---------- Extracted data ----------
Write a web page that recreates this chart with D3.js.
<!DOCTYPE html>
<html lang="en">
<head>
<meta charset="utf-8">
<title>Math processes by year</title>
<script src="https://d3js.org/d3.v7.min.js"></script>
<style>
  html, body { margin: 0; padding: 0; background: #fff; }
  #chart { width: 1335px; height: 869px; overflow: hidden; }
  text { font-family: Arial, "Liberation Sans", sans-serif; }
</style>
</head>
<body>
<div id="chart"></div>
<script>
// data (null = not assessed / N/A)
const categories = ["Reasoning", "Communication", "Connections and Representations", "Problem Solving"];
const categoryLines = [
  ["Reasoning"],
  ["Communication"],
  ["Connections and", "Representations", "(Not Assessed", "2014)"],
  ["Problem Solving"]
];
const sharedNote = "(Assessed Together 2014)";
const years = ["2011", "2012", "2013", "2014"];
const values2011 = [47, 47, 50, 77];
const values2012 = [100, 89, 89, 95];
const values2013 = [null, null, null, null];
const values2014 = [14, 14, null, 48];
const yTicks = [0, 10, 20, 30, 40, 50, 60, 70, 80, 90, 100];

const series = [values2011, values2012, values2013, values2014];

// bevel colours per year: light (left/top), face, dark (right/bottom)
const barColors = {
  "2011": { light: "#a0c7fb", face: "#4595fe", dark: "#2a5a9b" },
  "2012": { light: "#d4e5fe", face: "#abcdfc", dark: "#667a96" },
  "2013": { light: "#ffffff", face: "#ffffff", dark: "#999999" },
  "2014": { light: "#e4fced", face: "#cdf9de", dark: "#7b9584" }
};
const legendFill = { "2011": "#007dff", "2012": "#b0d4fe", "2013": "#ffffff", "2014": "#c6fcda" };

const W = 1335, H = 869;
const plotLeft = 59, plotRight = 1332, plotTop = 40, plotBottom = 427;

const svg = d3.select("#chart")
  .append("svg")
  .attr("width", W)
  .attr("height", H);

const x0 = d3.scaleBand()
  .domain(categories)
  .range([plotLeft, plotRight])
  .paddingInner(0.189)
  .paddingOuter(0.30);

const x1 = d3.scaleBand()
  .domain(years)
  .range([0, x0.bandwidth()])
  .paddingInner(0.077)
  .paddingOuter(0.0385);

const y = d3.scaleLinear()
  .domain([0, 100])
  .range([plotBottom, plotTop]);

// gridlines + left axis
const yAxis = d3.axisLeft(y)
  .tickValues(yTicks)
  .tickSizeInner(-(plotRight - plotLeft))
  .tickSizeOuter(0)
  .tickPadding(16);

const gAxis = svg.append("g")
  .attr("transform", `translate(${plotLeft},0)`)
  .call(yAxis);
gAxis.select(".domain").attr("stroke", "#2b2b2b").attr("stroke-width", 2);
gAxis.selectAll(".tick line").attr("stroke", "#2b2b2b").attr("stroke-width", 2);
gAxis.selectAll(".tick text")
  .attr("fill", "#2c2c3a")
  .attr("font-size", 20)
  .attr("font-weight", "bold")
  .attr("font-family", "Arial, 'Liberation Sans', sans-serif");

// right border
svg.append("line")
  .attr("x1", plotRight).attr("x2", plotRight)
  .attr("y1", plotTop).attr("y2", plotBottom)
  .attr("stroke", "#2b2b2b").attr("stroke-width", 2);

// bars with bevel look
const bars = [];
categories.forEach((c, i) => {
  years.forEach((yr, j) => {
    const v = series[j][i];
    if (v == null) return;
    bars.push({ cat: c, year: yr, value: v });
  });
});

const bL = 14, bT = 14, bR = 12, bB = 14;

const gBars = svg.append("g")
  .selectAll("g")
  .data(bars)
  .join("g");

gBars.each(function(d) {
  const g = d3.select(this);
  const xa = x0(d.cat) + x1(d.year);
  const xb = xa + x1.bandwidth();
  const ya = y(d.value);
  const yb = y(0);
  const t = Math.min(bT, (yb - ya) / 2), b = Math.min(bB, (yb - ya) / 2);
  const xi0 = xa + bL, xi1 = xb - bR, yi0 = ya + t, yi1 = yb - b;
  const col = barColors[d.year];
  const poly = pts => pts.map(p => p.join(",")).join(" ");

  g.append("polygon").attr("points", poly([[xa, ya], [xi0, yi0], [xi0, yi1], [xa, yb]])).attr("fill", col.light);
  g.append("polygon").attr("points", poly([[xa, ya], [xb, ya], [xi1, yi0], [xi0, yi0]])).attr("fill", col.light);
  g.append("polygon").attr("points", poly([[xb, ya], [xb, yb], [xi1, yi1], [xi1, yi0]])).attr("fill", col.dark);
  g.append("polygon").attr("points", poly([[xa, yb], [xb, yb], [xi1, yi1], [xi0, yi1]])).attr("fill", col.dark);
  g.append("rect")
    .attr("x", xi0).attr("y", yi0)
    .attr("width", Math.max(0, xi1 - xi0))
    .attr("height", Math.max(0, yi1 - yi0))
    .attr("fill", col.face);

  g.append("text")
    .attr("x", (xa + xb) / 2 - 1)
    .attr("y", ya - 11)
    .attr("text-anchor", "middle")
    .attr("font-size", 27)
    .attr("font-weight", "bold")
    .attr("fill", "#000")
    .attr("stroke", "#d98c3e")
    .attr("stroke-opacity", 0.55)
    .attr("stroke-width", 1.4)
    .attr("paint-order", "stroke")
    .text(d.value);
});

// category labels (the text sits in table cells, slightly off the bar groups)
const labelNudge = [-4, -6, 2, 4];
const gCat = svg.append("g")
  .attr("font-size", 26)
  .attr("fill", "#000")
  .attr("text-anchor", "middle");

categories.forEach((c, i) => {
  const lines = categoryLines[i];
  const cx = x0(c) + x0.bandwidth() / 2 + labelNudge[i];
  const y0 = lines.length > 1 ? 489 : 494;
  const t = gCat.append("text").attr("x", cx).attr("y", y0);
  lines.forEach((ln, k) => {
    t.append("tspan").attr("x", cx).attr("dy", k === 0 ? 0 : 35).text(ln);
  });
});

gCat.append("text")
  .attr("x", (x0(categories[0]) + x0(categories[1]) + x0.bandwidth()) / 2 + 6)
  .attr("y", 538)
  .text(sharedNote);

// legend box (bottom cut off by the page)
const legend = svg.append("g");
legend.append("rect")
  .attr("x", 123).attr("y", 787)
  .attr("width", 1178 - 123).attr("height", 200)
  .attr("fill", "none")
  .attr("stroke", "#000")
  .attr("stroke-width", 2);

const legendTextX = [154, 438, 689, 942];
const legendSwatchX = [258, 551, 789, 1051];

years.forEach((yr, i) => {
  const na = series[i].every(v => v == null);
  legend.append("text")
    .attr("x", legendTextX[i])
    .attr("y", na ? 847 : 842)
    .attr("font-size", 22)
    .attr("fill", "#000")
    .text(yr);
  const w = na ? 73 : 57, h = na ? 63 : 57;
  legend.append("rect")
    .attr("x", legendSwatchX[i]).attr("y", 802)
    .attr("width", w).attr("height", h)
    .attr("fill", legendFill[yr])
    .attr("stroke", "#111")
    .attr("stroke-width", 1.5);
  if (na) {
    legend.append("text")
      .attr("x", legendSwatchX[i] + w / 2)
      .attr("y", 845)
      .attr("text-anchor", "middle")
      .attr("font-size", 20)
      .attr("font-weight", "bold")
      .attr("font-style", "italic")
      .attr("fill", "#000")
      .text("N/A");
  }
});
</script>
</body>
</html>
----------
---------- Extracted data ----------
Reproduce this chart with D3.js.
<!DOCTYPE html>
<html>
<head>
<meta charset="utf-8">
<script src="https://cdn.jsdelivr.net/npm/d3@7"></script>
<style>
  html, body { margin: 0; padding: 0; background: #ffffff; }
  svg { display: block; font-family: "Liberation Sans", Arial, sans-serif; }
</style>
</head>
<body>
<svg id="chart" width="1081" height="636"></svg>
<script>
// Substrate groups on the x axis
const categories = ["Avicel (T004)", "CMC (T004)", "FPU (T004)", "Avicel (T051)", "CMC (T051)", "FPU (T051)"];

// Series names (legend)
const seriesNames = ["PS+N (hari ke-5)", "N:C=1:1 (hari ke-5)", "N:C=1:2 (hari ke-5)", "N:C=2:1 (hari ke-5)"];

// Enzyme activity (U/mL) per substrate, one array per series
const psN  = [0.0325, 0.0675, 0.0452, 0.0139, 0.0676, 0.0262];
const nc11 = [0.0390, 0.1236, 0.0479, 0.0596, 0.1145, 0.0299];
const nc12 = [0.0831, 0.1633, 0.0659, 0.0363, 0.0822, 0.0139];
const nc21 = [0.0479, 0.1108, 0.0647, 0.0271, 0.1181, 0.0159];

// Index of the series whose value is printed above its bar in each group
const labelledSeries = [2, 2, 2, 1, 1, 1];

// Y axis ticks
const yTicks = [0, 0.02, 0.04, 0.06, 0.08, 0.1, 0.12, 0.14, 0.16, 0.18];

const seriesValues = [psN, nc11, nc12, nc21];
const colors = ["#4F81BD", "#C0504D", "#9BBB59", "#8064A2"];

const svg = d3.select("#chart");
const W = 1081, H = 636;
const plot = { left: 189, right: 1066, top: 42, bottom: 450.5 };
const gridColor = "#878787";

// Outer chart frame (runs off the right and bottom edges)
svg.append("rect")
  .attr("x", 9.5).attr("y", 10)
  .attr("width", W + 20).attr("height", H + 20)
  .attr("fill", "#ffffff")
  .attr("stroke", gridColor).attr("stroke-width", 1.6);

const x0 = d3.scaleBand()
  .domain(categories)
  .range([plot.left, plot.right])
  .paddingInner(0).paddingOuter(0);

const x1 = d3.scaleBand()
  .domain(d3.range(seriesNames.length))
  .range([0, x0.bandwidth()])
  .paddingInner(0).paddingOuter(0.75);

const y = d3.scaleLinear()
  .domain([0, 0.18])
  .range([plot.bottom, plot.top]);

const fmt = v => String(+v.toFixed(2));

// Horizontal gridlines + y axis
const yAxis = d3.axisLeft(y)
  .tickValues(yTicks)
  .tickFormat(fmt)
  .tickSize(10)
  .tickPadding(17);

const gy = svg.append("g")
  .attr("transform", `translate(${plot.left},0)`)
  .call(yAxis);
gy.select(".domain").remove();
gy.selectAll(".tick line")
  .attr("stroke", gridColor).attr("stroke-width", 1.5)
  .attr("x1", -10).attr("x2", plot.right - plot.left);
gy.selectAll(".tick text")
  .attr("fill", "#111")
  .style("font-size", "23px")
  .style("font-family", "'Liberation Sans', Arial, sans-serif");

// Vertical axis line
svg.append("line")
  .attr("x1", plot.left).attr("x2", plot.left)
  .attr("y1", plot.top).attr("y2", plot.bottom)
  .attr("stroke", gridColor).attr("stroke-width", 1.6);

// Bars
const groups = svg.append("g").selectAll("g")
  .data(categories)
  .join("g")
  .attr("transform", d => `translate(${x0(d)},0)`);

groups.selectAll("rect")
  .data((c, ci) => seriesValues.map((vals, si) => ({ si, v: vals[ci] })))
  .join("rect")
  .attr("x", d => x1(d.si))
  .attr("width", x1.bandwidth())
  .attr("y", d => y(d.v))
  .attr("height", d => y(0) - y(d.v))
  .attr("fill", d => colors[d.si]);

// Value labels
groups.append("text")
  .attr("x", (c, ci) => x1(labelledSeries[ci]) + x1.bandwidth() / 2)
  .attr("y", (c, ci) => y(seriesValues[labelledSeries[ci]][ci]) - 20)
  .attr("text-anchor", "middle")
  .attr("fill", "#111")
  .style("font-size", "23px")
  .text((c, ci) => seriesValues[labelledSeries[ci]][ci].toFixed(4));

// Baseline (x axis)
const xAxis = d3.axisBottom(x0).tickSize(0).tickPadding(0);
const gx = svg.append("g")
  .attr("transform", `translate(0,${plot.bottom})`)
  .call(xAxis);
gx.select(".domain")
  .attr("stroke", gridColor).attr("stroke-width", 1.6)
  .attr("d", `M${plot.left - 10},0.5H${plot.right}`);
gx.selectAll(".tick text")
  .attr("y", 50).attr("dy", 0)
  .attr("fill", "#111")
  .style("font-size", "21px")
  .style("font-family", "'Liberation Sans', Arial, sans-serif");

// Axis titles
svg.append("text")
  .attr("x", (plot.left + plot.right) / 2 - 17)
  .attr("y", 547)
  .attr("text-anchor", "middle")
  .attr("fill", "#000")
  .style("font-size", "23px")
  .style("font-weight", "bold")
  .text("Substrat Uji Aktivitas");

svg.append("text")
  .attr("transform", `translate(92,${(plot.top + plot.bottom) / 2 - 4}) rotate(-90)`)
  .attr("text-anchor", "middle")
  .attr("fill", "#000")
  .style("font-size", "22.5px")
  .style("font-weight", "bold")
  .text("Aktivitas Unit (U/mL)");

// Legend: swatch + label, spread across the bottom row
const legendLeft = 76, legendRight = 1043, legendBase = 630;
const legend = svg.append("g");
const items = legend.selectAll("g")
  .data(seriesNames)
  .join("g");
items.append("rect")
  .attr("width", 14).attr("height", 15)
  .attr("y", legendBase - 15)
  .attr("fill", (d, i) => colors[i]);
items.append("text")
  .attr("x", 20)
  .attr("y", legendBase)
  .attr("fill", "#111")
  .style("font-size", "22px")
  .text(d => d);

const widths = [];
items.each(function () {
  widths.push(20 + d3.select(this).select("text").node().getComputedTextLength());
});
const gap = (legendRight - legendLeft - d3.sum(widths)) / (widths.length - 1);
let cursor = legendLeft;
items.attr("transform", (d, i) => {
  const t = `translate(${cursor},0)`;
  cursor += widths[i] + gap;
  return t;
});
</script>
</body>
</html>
----------
---------- Extracted data ----------
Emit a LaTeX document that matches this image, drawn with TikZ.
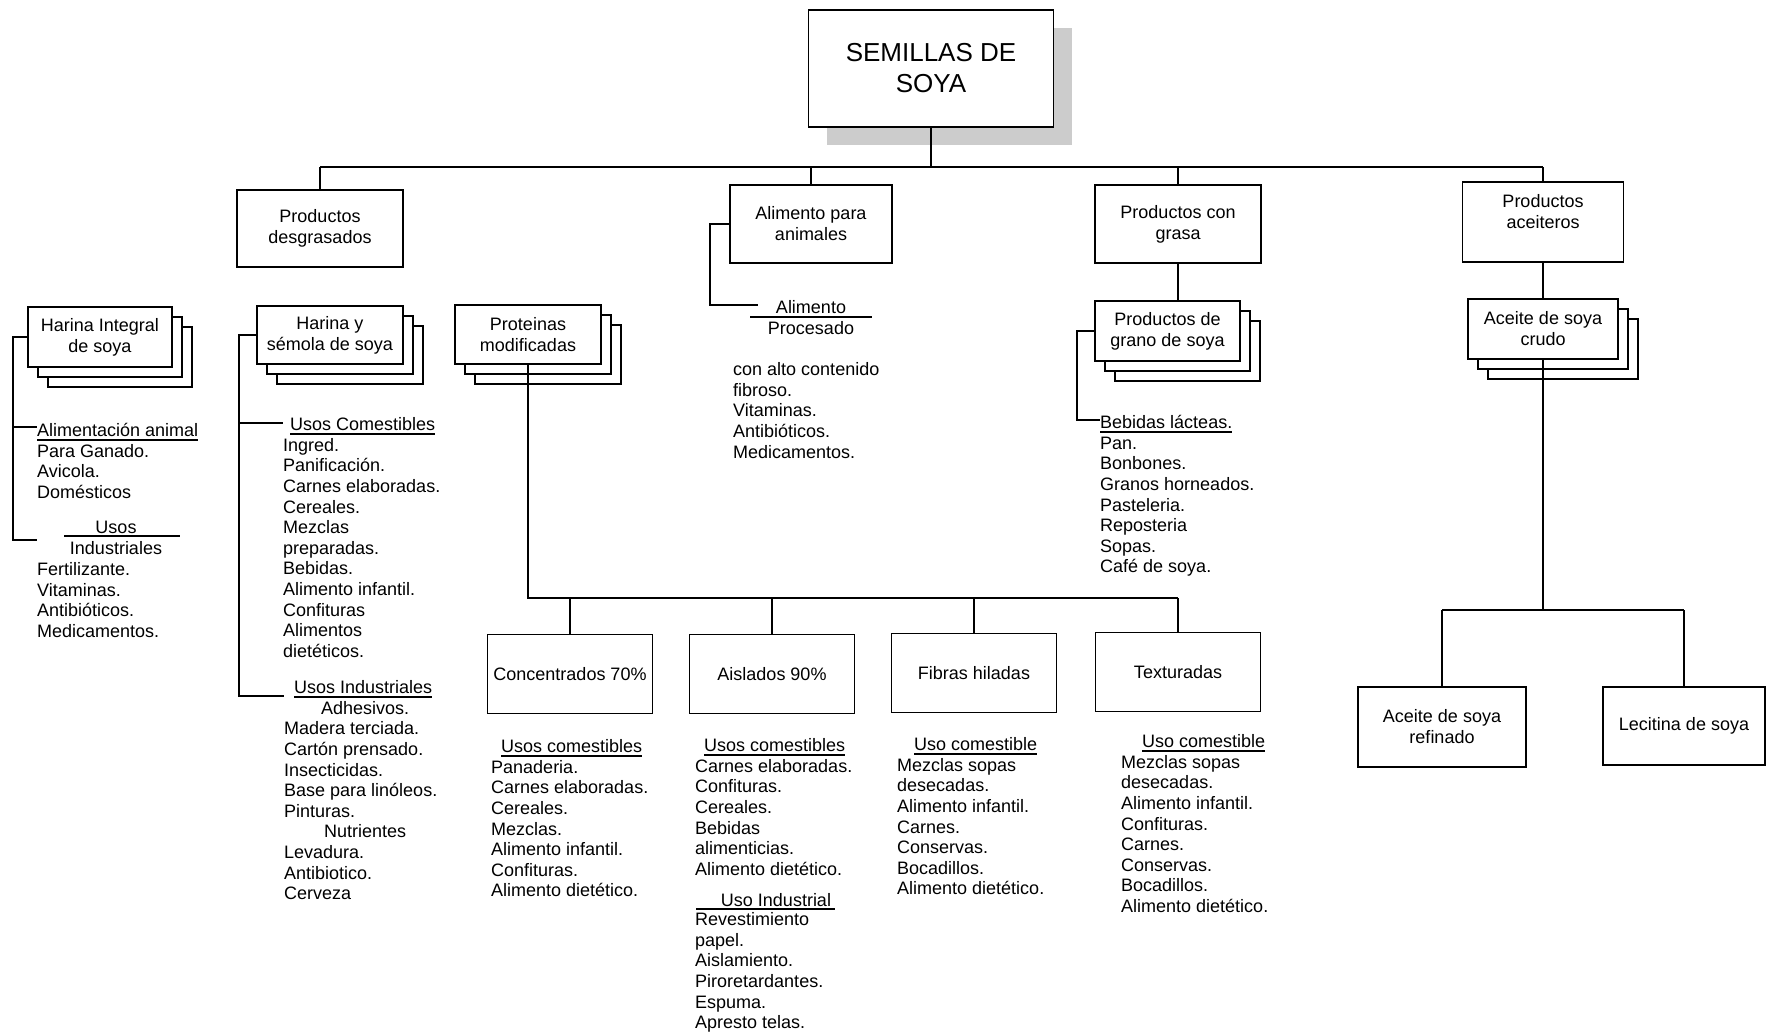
----------
▸ Written task
Reproduce word for word the material above, beginning with the line that contains "Write a web" and ending with the line that contains "80, 90, 100];".

▸ Output for this exercise
Write a web page that recreates this chart with D3.js.
<!DOCTYPE html>
<html lang="en">
<head>
<meta charset="utf-8">
<title>Math processes by year</title>
<script src="https://d3js.org/d3.v7.min.js"></script>
<style>
  html, body { margin: 0; padding: 0; background: #fff; }
  #chart { width: 1335px; height: 869px; overflow: hidden; }
  text { font-family: Arial, "Liberation Sans", sans-serif; }
</style>
</head>
<body>
<div id="chart"></div>
<script>
// data (null = not assessed / N/A)
const categories = ["Reasoning", "Communication", "Connections and Representations", "Problem Solving"];
const categoryLines = [
  ["Reasoning"],
  ["Communication"],
  ["Connections and", "Representations", "(Not Assessed", "2014)"],
  ["Problem Solving"]
];
const sharedNote = "(Assessed Together 2014)";
const years = ["2011", "2012", "2013", "2014"];
const values2011 = [47, 47, 50, 77];
const values2012 = [100, 89, 89, 95];
const values2013 = [null, null, null, null];
const values2014 = [14, 14, null, 48];
const yTicks = [0, 10, 20, 30, 40, 50, 60, 70, 80, 90, 100];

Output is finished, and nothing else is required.